The two-dimensional temperature distribution in the longitudinal middle section of welding bead under quasi-stationary state during welding can be approximately represented by the following equation referring to the rectangular coordinate (x, y), the origin of which is moving with the heat source towards the positive direction of x-axis,
u=u^*+(u₀-u^*)e^{h2a2/υ₀b x}cosμ₀(1-y/b),
where u₀ is the temperature of welding heat source ; u^*, an imaginary temperature at which the temperature of bead is considered to be balanced with that of base metal while the bead is cooling, and this is to be determined experimentally ; b is thickness of bead, that is, distance from the deepest bottom to the top of the bead surface ; ν₀, welding velocity ; h², thermal diffusivity ; α², coefficient of heat transfer from bead to base metal ; and μ₀, minimum positive root of the equation cotμ=μ/α²b,
By this equation the isotherm of the bead may be found as follows :
x=υ₀/2h²(b-y)²+ξ ; ξ=-υ₀b/h²a²log(u₀-u^*/u-u^*).

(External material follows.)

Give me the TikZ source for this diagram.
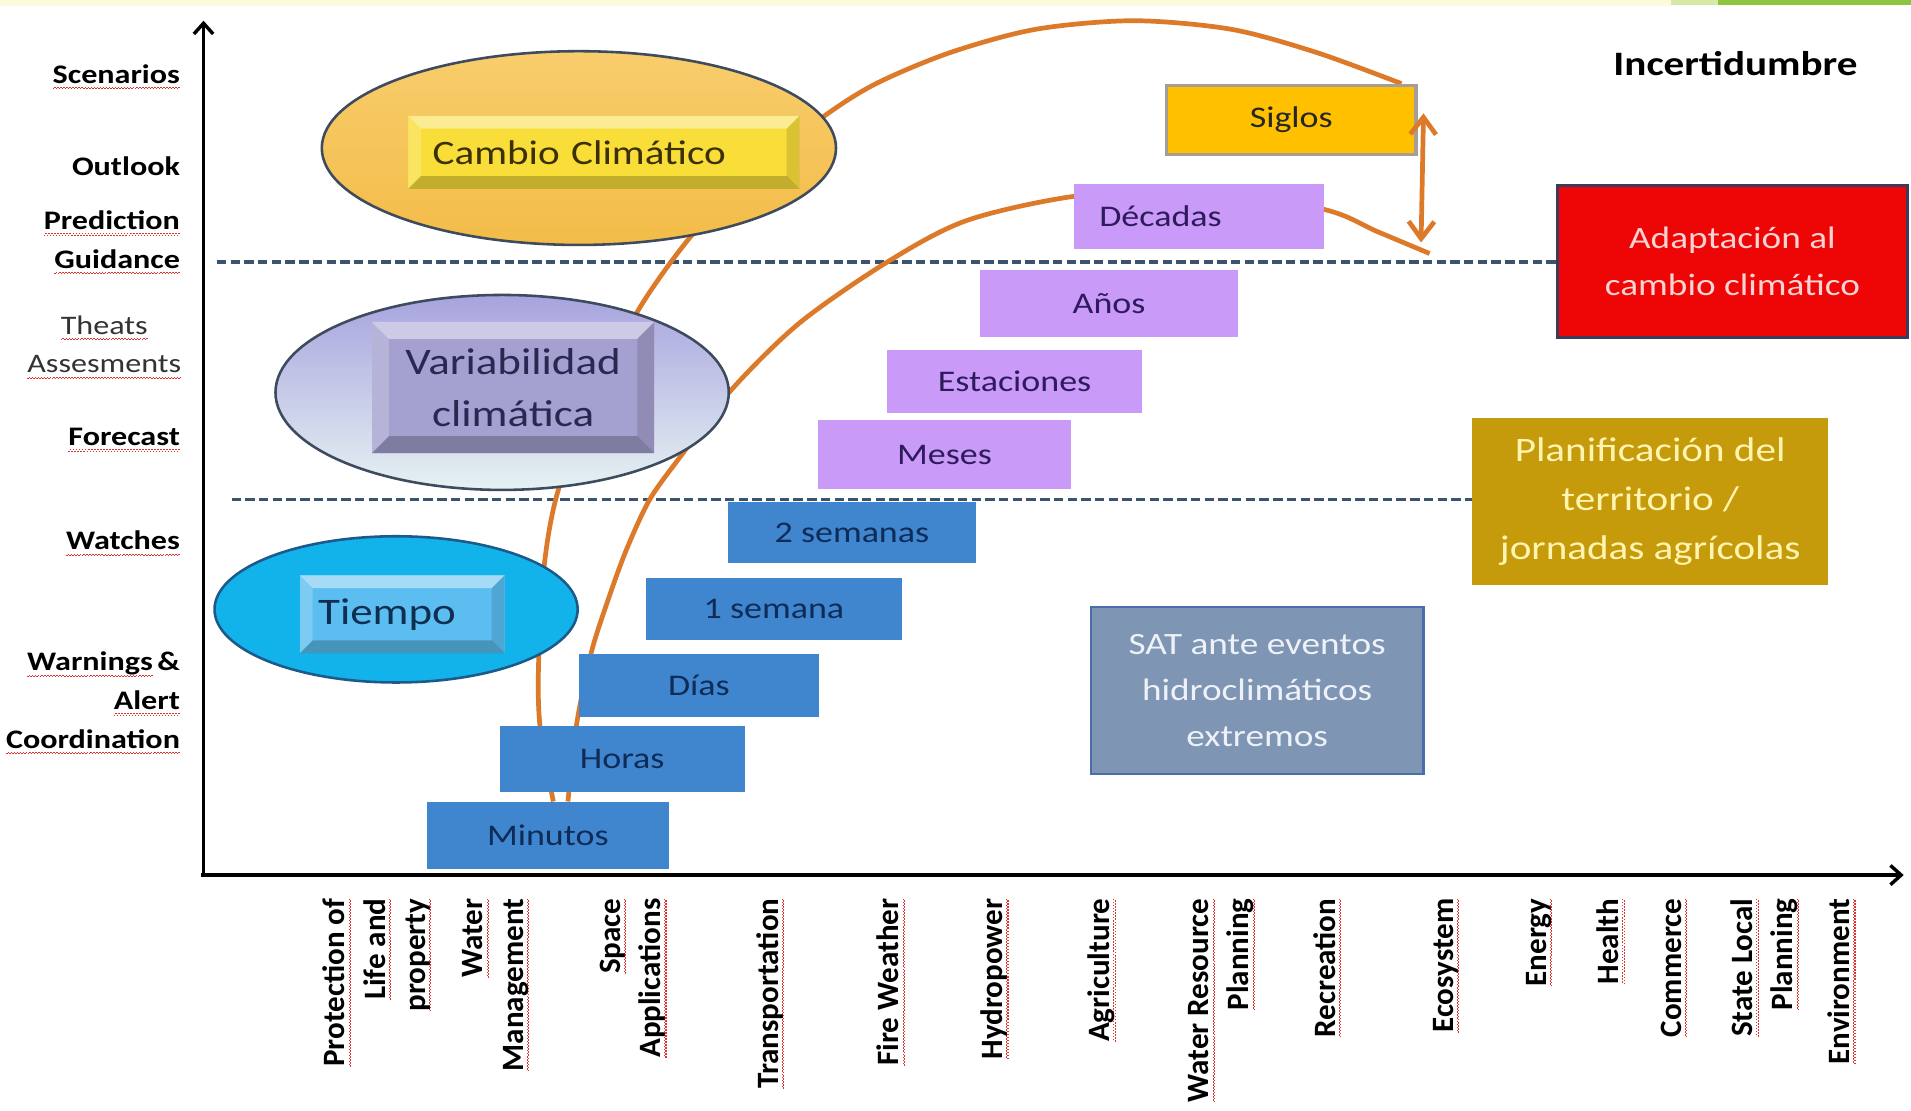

Further, the formula which represents the shape of columnar crystal found in the longitudinal middle section of bead is obtained as follows by calculating the orthogonal trajectory of the melting-point isotherm shifting with time :
x=-h²/υ₀log(1-y/b).
This describes the shape of practical columnar crystal with near precision and clarifies the following main properties. The higher the welding speed, the larger the thickness of bead and the smaller the thermal diffusivity of weld metal, the nearer the inclination of columnar crystal will be to perpendicular position.